In this post, we focus specifically on mother-daughter relationships, with the adult woman now looking back and seeing injustices from the mother still in need of healing. Let us consider five reflections that may be helpful to those of you carrying emotional wounds caused by your mother’s unfairness when you were a child or adolescent.
So often, mothers are the ones who extend nurturance toward children, who then feel protected in the home. While the situation of a rift with a mother over a failure to nurture tends to be less likely than in a relationship with a father, this mother-daughter rift can be particularly painful because it is not as common.
In other words, the daughter, now an adult, may conclude that she has had a different and more negative experience with the mother than her current friends have. Thus, when she compares her own upbringing with that of others, she now knows in adulthood that she can become angry at what she did not have, but deserved.
This insight that the adult woman now has of her upbringing with her mother can lead to deep resentment. She might now see control by the mother that the adult daughter simply took for granted when growing up. She might see narcissism that led to the mother's neglecting her when she was a child. She might see constant and even subtle criticism leveled at her to such an extent that she now has low self-esteem, questioning her own competence.
Any of these insights can lead to anger that is unhealthy in that it is long-lasting, perhaps for many years, and is deep, affecting her energy, her concentration, and her competence. The unhealthy anger can lead to skepticism and a worldview that is negative, seeing the glass as always half-empty.
The unhealthy anger described above can lead to the displacement of that anger onto her own family members now. If her mother was overly controlling, she now may have a similar pattern with her own children or with her partner.
Being neglected may lead to her now neglecting. If criticized by the mother, she now may be overly critical of her own children or partner, and so on.
If the adult daughter is showing any of the patterns described here, a partner or friend sometimes can do an informal identification of the problem by asking themself this question: “Is she overreacting, perhaps often, in certain ways with her family members?” If so, the origin of the consistent overreacting may center on her family of origin and specifically on her mother's particular patterns of overreacting while the adult daughter was growing up.
If the partner then sees consistent behavior such as overreacting, then this person can wait for an opportune time and gently ask, “May we examine this pattern of behavior to see if it has occurred from your own mother toward you when you were a child?” This requires patience, because the woman may be in denial, especially if she has loyalty toward her own mother. In such a case, it takes time to break the denial and admit emotional woundedness. Of course, we have to be careful not to assume there was a problem from the mother because there might not have been one.
If, upon careful reflection, it is concluded that the mother in fact failed to nurture, then the daughter can move forward in addressing her own anger/sadness and its healing. If the adult daughter can be brought to see that there is a safety net for admitting anger and that the safety net is forgiving, then she may be more likely to take a courageous look at what happened to her in childhood.

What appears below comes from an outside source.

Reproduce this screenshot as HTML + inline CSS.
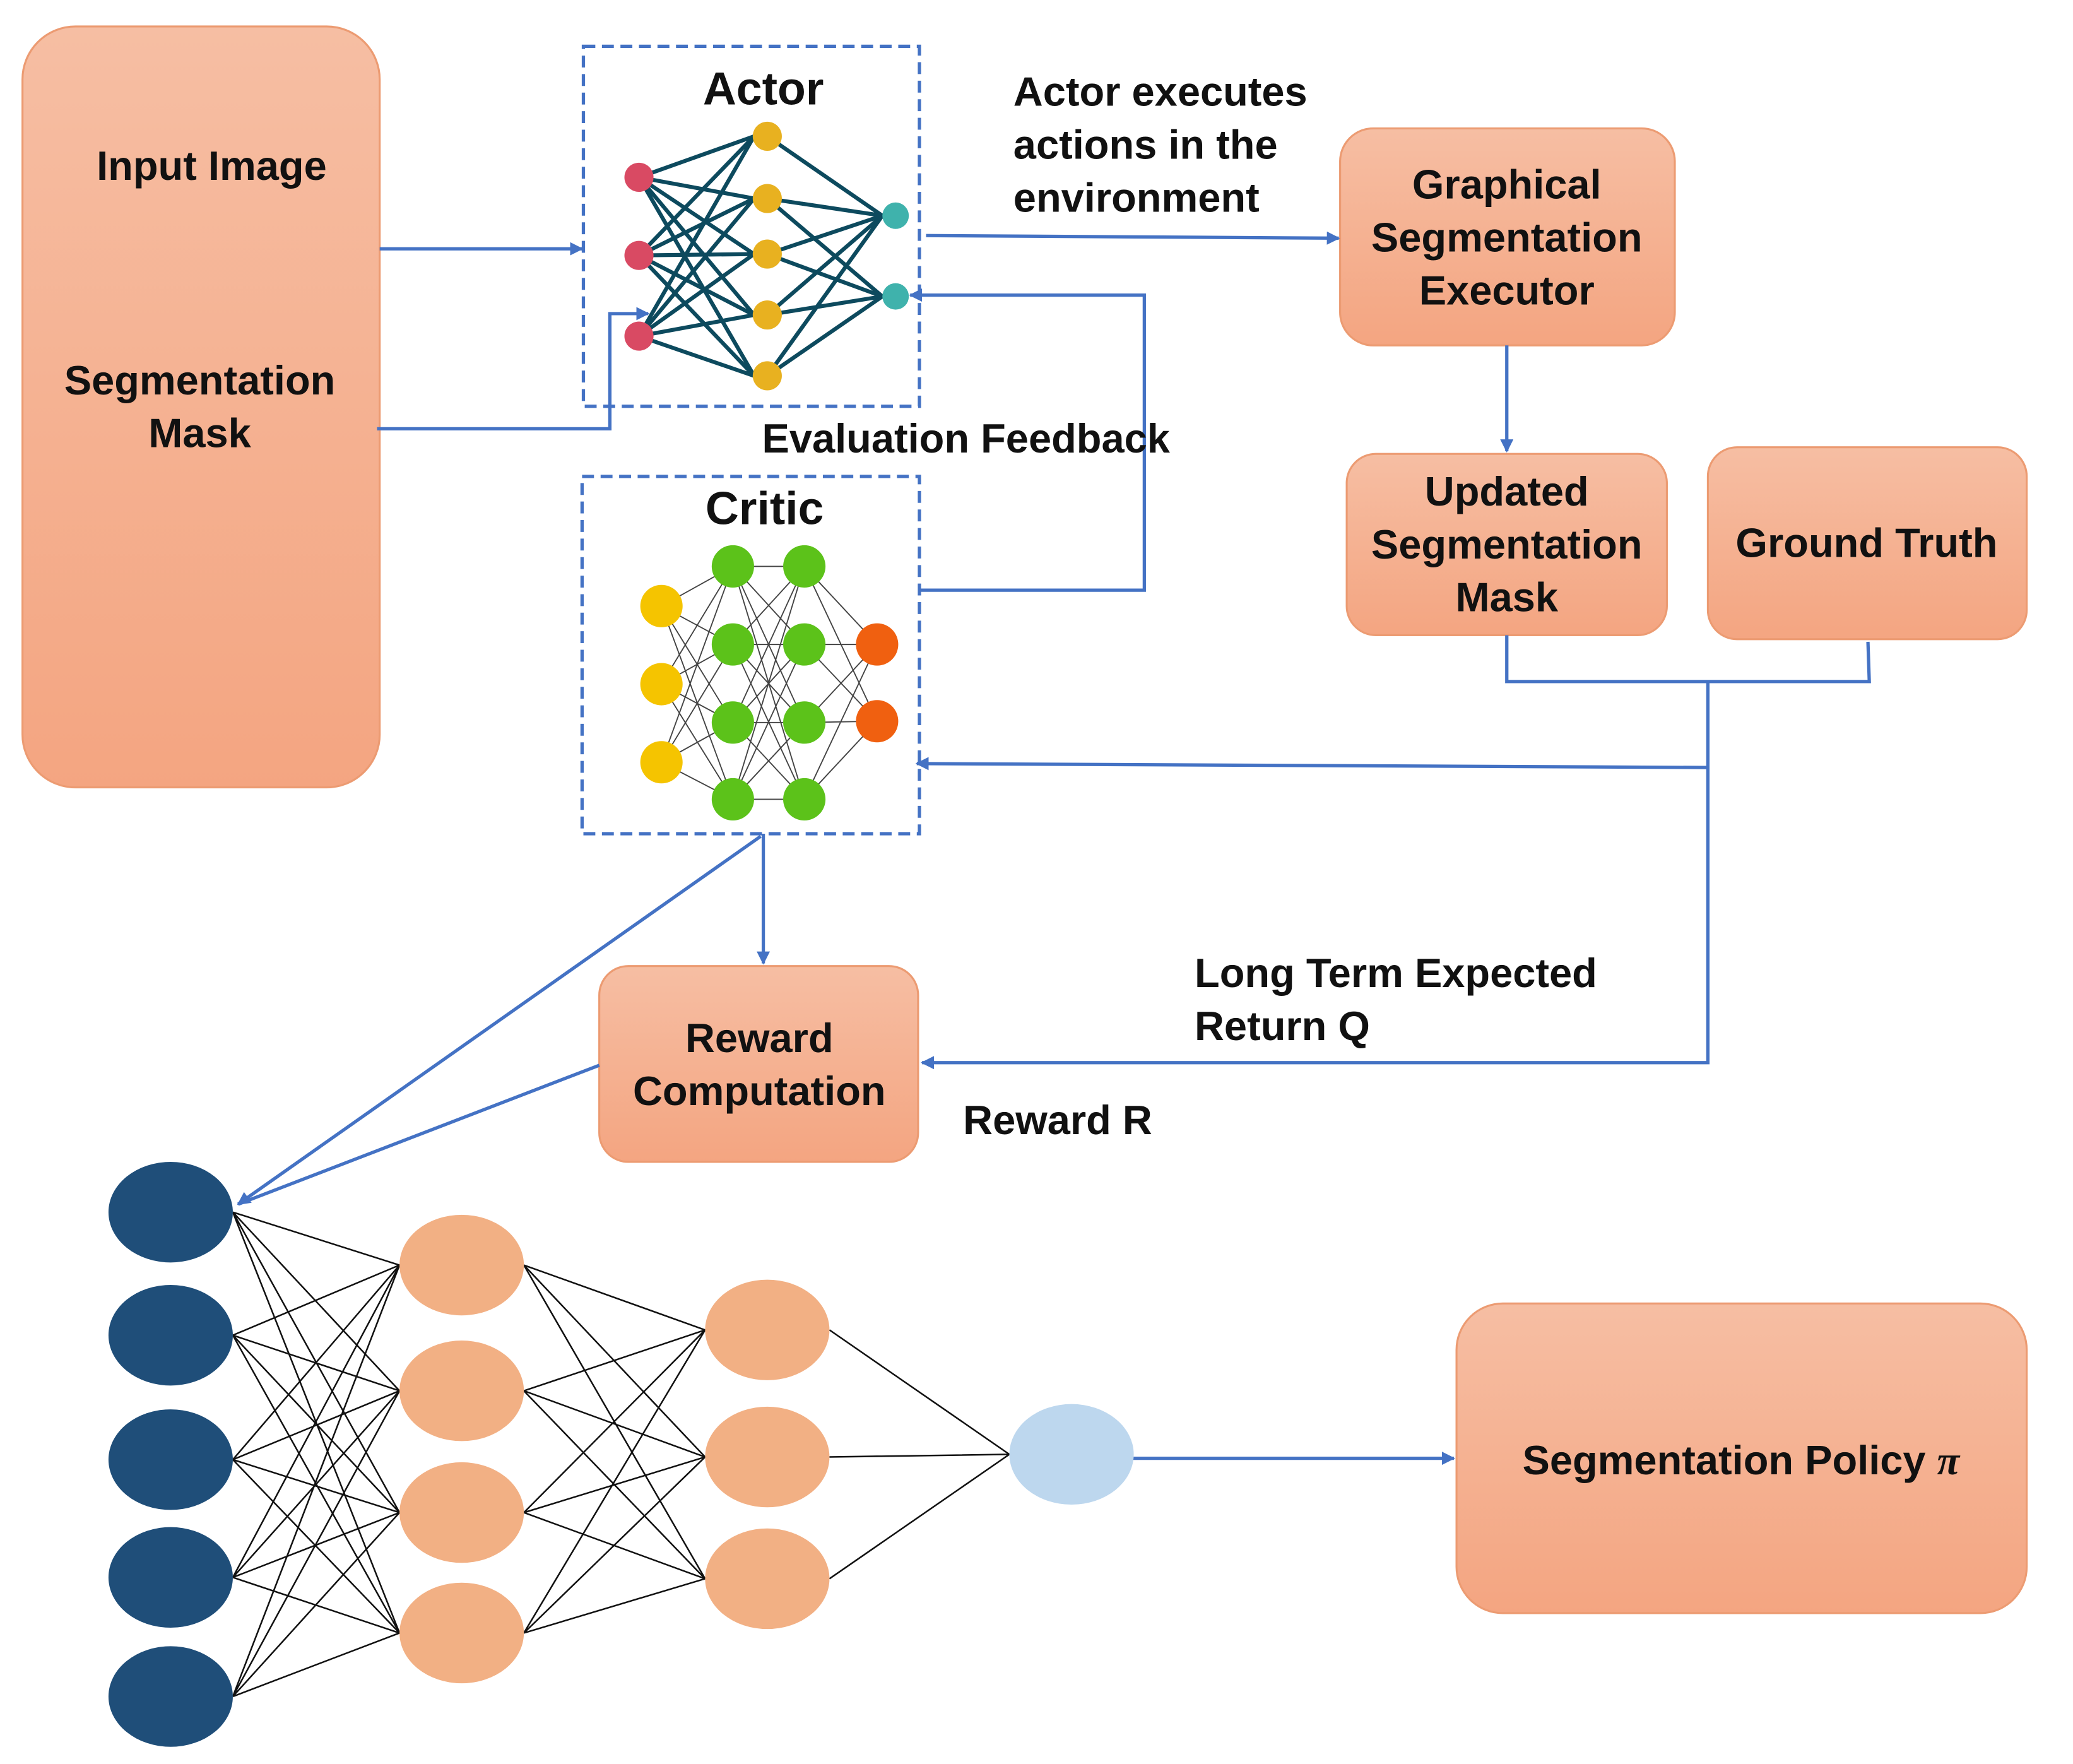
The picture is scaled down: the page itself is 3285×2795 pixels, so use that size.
<!DOCTYPE html>
<html><head><meta charset="utf-8"><style>
html,body{margin:0;padding:0;background:#fff;}
svg{display:block;}
text{font-family:"Liberation Sans",sans-serif;font-weight:bold;fill:#111;}
</style></head><body>
<svg width="3285" height="2795" viewBox="0 0 1567 1333" preserveAspectRatio="none" xmlns="http://www.w3.org/2000/svg">
<defs>
<linearGradient id="g" x1="0" y1="0" x2="0" y2="1"><stop offset="0" stop-color="#f6bea3"/><stop offset="1" stop-color="#f4a581"/></linearGradient>
<marker id="a" markerWidth="10" markerHeight="10" refX="9" refY="5" orient="auto" markerUnits="userSpaceOnUse"><path d="M0,0 L10,5 L0,10 z" fill="#4472c4"/></marker>
</defs>
<g stroke="#ec9b72" stroke-width="1.5" fill="url(#g)">
<rect x="17" y="20" width="270" height="575" rx="40"/>
<rect x="1013" y="97" width="253" height="164" rx="25"/>
<rect x="1018" y="343" width="242" height="137" rx="22"/>
<rect x="1291" y="338" width="241" height="145" rx="22"/>
<rect x="453" y="730" width="241" height="148" rx="22"/>
<rect x="1101" y="985" width="431" height="234" rx="35"/>
</g>
<g stroke="#4472c4" stroke-width="2.5" fill="none" stroke-dasharray="9,5">
<rect x="441" y="35" width="254" height="272"/>
<rect x="440" y="360" width="255" height="270"/>
</g>
<g stroke="#0d4a5e" stroke-width="3">
<line x1="483" y1="134" x2="570" y2="103"/><line x1="483" y1="134" x2="570" y2="150"/><line x1="483" y1="134" x2="570" y2="192"/><line x1="483" y1="134" x2="570" y2="238"/><line x1="483" y1="134" x2="570" y2="284"/>
<line x1="483" y1="193" x2="570" y2="103"/><line x1="483" y1="193" x2="570" y2="150"/><line x1="483" y1="193" x2="570" y2="192"/><line x1="483" y1="193" x2="570" y2="238"/><line x1="483" y1="193" x2="570" y2="284"/>
<line x1="483" y1="254" x2="570" y2="103"/><line x1="483" y1="254" x2="570" y2="150"/><line x1="483" y1="254" x2="570" y2="192"/><line x1="483" y1="254" x2="570" y2="238"/><line x1="483" y1="254" x2="570" y2="284"/>
<line x1="580" y1="103" x2="667" y2="163"/><line x1="580" y1="150" x2="667" y2="163"/><line x1="580" y1="192" x2="667" y2="163"/><line x1="580" y1="238" x2="667" y2="163"/><line x1="580" y1="284" x2="667" y2="163"/>
<line x1="580" y1="150" x2="667" y2="224"/><line x1="580" y1="192" x2="667" y2="224"/><line x1="580" y1="238" x2="667" y2="224"/><line x1="580" y1="284" x2="667" y2="224"/>
</g>
<g fill="#d94a63"><circle cx="483" cy="134" r="11"/><circle cx="483" cy="193" r="11"/><circle cx="483" cy="254" r="11"/></g>
<g fill="#e8b120"><circle cx="580" cy="103" r="11"/><circle cx="580" cy="150" r="11"/><circle cx="580" cy="192" r="11"/><circle cx="580" cy="238" r="11"/><circle cx="580" cy="284" r="11"/></g>
<g fill="#3fb2ac"><circle cx="677" cy="163" r="10"/><circle cx="677" cy="224" r="10"/></g>
<g stroke="#444" stroke-width="0.9">
<path d="M500 458L554 428M500 458L554 487M500 458L554 546M500 458L554 604M500 517L554 428M500 517L554 487M500 517L554 546M500 517L554 604M500 576L554 428M500 576L554 487M500 576L554 546M500 576L554 604"/>
<path d="M554 428L608 428M554 428L608 487M554 428L608 546M554 428L608 604M554 487L608 428M554 487L608 487M554 487L608 546M554 487L608 604M554 546L608 428M554 546L608 487M554 546L608 546M554 546L608 604M554 604L608 428M554 604L608 487M554 604L608 546M554 604L608 604"/>
<path d="M608 428L663 487M608 428L663 545M608 487L663 487M608 487L663 545M608 546L663 487M608 546L663 545M608 604L663 487M608 604L663 545"/>
</g>
<g fill="#f5c400"><circle cx="500" cy="458" r="16"/><circle cx="500" cy="517" r="16"/><circle cx="500" cy="576" r="16"/></g>
<g fill="#5cc21a"><circle cx="554" cy="428" r="16"/><circle cx="554" cy="487" r="16"/><circle cx="554" cy="546" r="16"/><circle cx="554" cy="604" r="16"/><circle cx="608" cy="428" r="16"/><circle cx="608" cy="487" r="16"/><circle cx="608" cy="546" r="16"/><circle cx="608" cy="604" r="16"/></g>
<g fill="#f06010"><circle cx="663" cy="487" r="16"/><circle cx="663" cy="545" r="16"/></g>
<g stroke="#4472c4" stroke-width="2.5" fill="none">
<line x1="287" y1="188" x2="440" y2="188" marker-end="url(#a)"/>
<polyline points="285,324 461,324 461,237 490,237" marker-end="url(#a)"/>
<line x1="700" y1="178" x2="1012" y2="180" marker-end="url(#a)"/>
<line x1="1139" y1="261" x2="1139" y2="341" marker-end="url(#a)"/>
<polyline points="695,446 865,446 865,223 688,223" marker-end="url(#a)"/>
<polyline points="1139,480 1139,515 1413,515 1412,485"/>
<polyline points="1291,515 1291,803 697,803" marker-end="url(#a)"/>
<line x1="1291" y1="580" x2="693" y2="577" marker-end="url(#a)"/>
<line x1="577" y1="630" x2="577" y2="728" marker-end="url(#a)"/>
<line x1="575" y1="632" x2="180" y2="910" marker-end="url(#a)"/>
<line x1="453" y1="805" x2="180" y2="910"/>
<line x1="856" y1="1102" x2="1099" y2="1102" marker-end="url(#a)"/>
</g>
<g stroke="#111" stroke-width="1.2">
<path d="M176 916L302 956M176 916L302 1051M176 916L302 1143M176 916L302 1234M176 1009L302 956M176 1009L302 1051M176 1009L302 1143M176 1009L302 1234M176 1103L302 956M176 1103L302 1051M176 1103L302 1143M176 1103L302 1234M176 1192L302 956M176 1192L302 1051M176 1192L302 1143M176 1192L302 1234M176 1282L302 956M176 1282L302 1051M176 1282L302 1143M176 1282L302 1234"/>
<path d="M396 956L533 1005M396 956L533 1101M396 956L533 1193M396 1051L533 1005M396 1051L533 1101M396 1051L533 1193M396 1143L533 1005M396 1143L533 1101M396 1143L533 1193M396 1234L533 1005M396 1234L533 1101M396 1234L533 1193"/>
<path d="M627 1005L763 1099M627 1101L763 1099M627 1193L763 1099"/>
</g>
<g fill="#1f4e79"><ellipse cx="129" cy="916" rx="47" ry="38"/><ellipse cx="129" cy="1009" rx="47" ry="38"/><ellipse cx="129" cy="1103" rx="47" ry="38"/><ellipse cx="129" cy="1192" rx="47" ry="38"/><ellipse cx="129" cy="1282" rx="47" ry="38"/></g>
<g fill="#f2b084"><ellipse cx="349" cy="956" rx="47" ry="38"/><ellipse cx="349" cy="1051" rx="47" ry="38"/><ellipse cx="349" cy="1143" rx="47" ry="38"/><ellipse cx="349" cy="1234" rx="47" ry="38"/><ellipse cx="580" cy="1005" rx="47" ry="38"/><ellipse cx="580" cy="1101" rx="47" ry="38"/><ellipse cx="580" cy="1193" rx="47" ry="38"/></g>
<ellipse cx="810" cy="1099" rx="47" ry="38" fill="#bdd7ee"/>
<g font-size="31" text-anchor="middle">
<text x="160" y="136">Input Image</text>
<text x="151" y="298">Segmentation</text>
<text x="151" y="338">Mask</text>
<text x="1139" y="150">Graphical</text>
<text x="1139" y="190">Segmentation</text>
<text x="1139" y="230">Executor</text>
<text x="1139" y="382">Updated</text>
<text x="1139" y="422">Segmentation</text>
<text x="1139" y="462">Mask</text>
<text x="1411" y="421">Ground Truth</text>
<text x="574" y="795">Reward</text>
<text x="574" y="835">Computation</text>
<text x="1316" y="1114">Segmentation Policy <tspan font-style="italic" font-family="Liberation Serif">π</tspan></text>
</g>
<g font-size="35" text-anchor="middle">
<text x="577" y="79">Actor</text>
<text x="578" y="396">Critic</text>
</g>
<g font-size="31">
<text x="766" y="80">Actor executes</text>
<text x="766" y="120">actions in the</text>
<text x="766" y="160">environment</text>
<text x="576" y="342">Evaluation Feedback</text>
<text x="903" y="746">Long Term Expected</text>
<text x="903" y="786">Return Q</text>
<text x="728" y="857">Reward R</text>
</g>
</svg>
</body></html>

In other words, people can be afraid to see the depth of their anger if they see no cure for it. Yet if they can be brought to see that forgiveness is a scientifically supported approach (Enright & Fitzgibbons, 2015) for reducing and even curing anger, then taking a courageous look at that anger and its causes is more likely to occur.
Once denial is lessened and insight about one’s upbringing is seen, then the next step is the insight into the link between what happened to her in the past and what she is doing now. This can serve as motivation to begin the forgiveness journey so that the pattern of passing on the pain ends with her. The children then are spared passing the pattern along to loved ones when they become adults.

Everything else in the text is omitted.